-- start of STORED DATA --

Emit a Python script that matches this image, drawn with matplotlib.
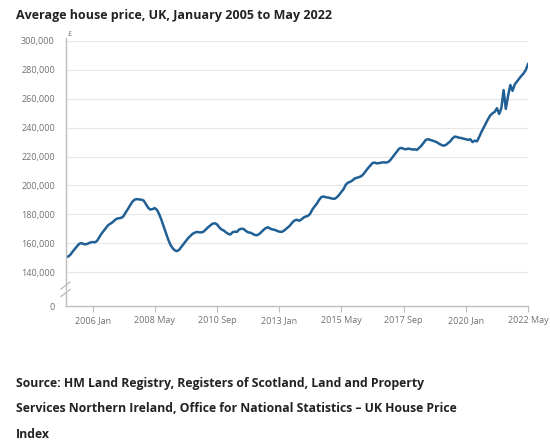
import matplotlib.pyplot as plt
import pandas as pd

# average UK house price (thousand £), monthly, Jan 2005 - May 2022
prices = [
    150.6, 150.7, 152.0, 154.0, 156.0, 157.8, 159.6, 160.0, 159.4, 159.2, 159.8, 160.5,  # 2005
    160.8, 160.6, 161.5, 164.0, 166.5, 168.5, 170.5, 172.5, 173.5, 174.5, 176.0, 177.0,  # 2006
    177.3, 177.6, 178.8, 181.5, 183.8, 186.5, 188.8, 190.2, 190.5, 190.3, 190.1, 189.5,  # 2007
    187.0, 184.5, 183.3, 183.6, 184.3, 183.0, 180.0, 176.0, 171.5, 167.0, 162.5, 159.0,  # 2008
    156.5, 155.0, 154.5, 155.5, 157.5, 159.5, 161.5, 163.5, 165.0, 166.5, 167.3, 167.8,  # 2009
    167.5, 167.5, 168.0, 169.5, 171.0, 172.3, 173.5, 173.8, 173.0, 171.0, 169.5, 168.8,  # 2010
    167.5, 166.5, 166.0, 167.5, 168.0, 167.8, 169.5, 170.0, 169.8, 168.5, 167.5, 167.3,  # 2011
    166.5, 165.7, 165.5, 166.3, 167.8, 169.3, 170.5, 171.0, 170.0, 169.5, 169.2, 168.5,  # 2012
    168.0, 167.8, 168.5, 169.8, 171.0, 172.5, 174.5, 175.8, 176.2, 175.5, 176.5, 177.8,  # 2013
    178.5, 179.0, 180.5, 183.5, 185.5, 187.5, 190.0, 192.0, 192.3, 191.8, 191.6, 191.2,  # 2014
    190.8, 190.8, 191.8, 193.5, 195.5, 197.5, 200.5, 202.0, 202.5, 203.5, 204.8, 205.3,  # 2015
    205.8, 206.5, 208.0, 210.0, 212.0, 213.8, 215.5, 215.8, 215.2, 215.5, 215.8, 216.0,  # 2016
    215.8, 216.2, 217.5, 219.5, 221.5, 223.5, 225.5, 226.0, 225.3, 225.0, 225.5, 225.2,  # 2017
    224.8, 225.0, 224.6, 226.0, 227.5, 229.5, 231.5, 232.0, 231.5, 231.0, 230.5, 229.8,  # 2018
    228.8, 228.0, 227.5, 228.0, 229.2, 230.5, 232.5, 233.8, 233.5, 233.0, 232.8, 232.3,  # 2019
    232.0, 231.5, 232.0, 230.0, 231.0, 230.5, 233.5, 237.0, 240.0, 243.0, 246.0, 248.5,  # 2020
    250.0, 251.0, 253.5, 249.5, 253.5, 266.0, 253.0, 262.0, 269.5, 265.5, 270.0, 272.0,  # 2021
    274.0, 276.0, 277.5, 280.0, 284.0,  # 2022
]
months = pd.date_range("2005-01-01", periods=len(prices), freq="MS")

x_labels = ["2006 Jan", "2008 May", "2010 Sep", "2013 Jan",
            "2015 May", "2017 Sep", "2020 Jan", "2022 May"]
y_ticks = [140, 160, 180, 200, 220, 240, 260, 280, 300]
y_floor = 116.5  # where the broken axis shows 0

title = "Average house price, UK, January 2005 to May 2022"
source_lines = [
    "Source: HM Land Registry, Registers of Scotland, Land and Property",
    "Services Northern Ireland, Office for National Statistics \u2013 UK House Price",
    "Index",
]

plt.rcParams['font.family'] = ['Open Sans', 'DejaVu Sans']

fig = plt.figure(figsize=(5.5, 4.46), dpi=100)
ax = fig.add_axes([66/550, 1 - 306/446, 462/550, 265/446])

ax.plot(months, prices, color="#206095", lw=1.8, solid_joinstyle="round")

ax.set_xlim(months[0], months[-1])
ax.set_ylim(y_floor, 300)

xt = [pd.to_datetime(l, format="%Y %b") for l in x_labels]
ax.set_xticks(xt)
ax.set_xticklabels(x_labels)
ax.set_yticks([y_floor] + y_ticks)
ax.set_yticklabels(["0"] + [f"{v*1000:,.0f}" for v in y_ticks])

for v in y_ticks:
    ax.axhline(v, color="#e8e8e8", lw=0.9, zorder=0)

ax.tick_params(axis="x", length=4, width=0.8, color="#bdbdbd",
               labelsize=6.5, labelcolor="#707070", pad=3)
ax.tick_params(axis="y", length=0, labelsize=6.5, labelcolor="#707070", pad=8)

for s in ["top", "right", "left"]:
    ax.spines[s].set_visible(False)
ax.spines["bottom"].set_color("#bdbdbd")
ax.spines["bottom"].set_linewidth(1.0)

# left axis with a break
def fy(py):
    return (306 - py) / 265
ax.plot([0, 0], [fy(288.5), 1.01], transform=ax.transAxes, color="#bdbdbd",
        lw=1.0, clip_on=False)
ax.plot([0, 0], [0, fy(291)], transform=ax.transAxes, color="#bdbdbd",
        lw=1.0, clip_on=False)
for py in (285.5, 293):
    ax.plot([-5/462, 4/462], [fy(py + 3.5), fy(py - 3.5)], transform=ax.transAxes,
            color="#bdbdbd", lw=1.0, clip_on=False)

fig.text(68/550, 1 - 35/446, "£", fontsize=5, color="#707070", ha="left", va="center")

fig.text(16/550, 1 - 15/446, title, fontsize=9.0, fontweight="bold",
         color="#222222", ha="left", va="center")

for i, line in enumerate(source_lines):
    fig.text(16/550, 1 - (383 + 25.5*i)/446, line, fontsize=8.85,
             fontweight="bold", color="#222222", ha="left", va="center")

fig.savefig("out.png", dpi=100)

-- end of STORED DATA --

**SET EXERCISE:**
Write out exactly the lines between the start of the data and the line with "import pandas as pd", including both, but none of the pictures.

**RESULT OF THIS EXERCISE:**
Emit a Python script that matches this image, drawn with matplotlib.
import matplotlib.pyplot as plt
import pandas as pd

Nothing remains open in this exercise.